Soto’s concern for the life of Mexican women carries over into the women’s health center she is helping to open. She says it is a move toward creating better living conditions for families. It will concentrate on women’s health because wives and mothers usually care for themselves last, after they have taken care of the needs of the rest of their family.

The women who founded the center have looked into their history for a strong female example to follow. They named their center “The Malitzin House of Health,” after the indigenous woman who was a translator and mistress to Cortez. She lived with one foot in the world of the conquerors and one foot in the world of the conquered, acting as a spokesperson between both. Soto sees her as a heroine.

Journalists at the conference in Mexico City also try to bridge two worlds. “We need to think about how we can create an economic model that includes everyone,” said Rafael Alvarez, who works for the Jesuit-run Miguel Augustin Pro Human Rights Center in Mexico City. “How can we put economic development and social justice together?”

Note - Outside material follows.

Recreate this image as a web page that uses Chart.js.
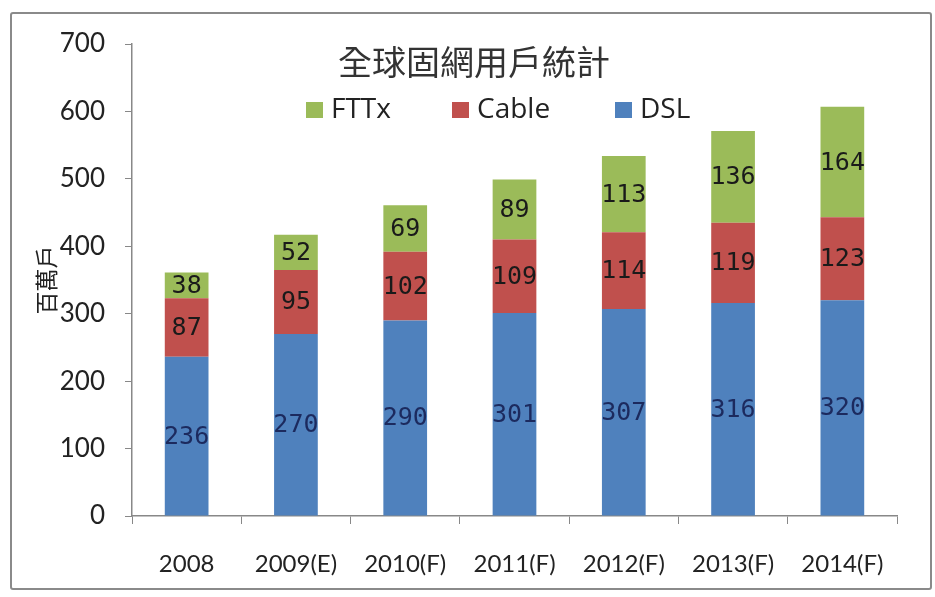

One thing that Alvarez and the others who work at the Human Rights Center work for is the safety of journalists. “Forced disappearance of people for political reasons is a reality in Mexico,” he said. “Journalism is a high-risk profession.” According to the Committee to Protect Journalists, in 1998 in Mexico there were two reported cases of journalists who were killed, three threatened, five attacked and four harassed.

Fr. Enrique Maza said, “If it was known in other countries how the Mexican press works, it would be humiliating.

“In Mexico, there is no possibility of hearing the truth or saying the truth,” Maza said. Proceso, the national political magazine that Maza cofounded, never uses public figures as sources because of their unreliability.

International help

Alvarez and others at the conference called upon their colleagues from the North to write about the reality of Mexican life in their publications because of the influence those articles can have in Mexico. “It seems like the [President Ernesto] Zedillo government understands things better in English than Spanish,” Alvarez said.

Rocio Culebro, of Amnesty International’s Mexico section, agreed. “We need the help of international organizations and other countries because Mexico doesn’t take human rights seriously.”

Yet this is a time when politicians could begin to consider alternative points of view more thoughtfully because the presidential elections are in July. Many citizens have hope that this will be a truly democratic election in which the Institutional Revolutionary Party -- PRI -- which has won the past 11 presidential elections, is not guaranteed to win.

Another taxi driver, this one in Guadalajara, listens to political talk radio as he drives. Politicians are corrupt, the taxi driver said. But he holds hope that things can change. “I am Mexican. I must have hope.”

Fr. Eleazar Lopez , who works with an indigenous mission organization, has hope that the new leaders will consider the needs of all Mexicans instead of the directives of economics. He is especially interested in seeing the government abandon the historic tendency to suppress the indigenous people, who have not disappeared after all these years. “The society has placed a mask on the Indians, and they don’t want to look at them directly,” he said.

It is time, Lopez said, to recognize the rights of the indigenous people to participate in national decisions. Regardless of how the politicians feel about that, Lopez said, the indigenous people are saying there will never again be a Mexico without them. If they can gather their voices and make them heard, this could be a historic moment of change. “It’s a moment when we can have an influence on history,” Lopez said. “When we can have more dignity for human beings.”